Just when the July employment report and the markets suggested smooth sailing for the Fed to lift interest rates as soon as September (on Friday the futures market implied probability of a September Fed funds rate hike increased to 54%, the highest it has been ever), China’s economic data and surprise yuan devaluation have muddied the waters.
While advertised by the People’s Bank of China as a logical market liberalization move that keeps the yuan on the path toward reserve currency status, the timing of the currency action doesn’t pass the smell test. The market senses economic policy desperation that has dented investor confidence in the stability of China’s economy and raised fears of a new currency devaluation war in Asia that, if realized, could slow growth and intensify deflationary pressures to the rest of the world.
From the Chinese perspective, the renminbi has been appreciating along with the U.S. dollar over the past year, while other emerging market countries and many of China’s trading partners have seen currency depreciation on looser monetary policy and quantitative easing. This has put additional downward pressure on Chinese exports and manufacturing performance at a time when economic activity in China appears to be continuing to fall short of its annual government growth target of 7.0%.
Despite downbeat indicators of Chinese economic growth, the two-day global market reaction from the yuan devaluation itself does appear to be an overreaction. In this week’s outlook report we analyze why that is, and even contemplate the economic and inflation implications for the U.S. from a more drastic 10% depreciation in China and many of its largest trading partners currencies.
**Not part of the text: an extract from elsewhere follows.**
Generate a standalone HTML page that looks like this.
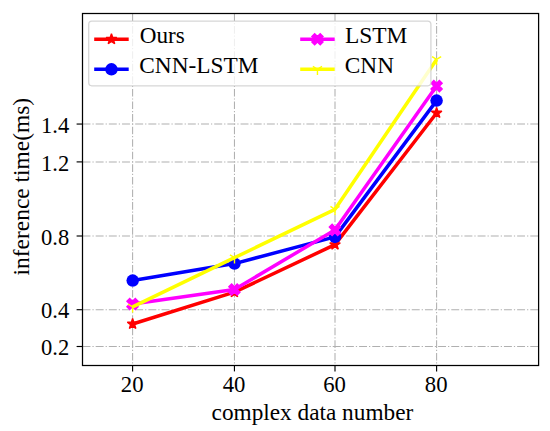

Our conclusion: the impact from the Chinese yuan policy change should not have earth-shattering consequences for U.S. economic growth or inflation, and should not factor much into the decision on when to raise the Fed funds target rate. In the end, it shouldn’t necessarily delay an initial Fed interest rate hike in September. However, it does raise the probability that it won’t be followed by others this year, and the path toward interest rate normalization will remain a very shallow one next year.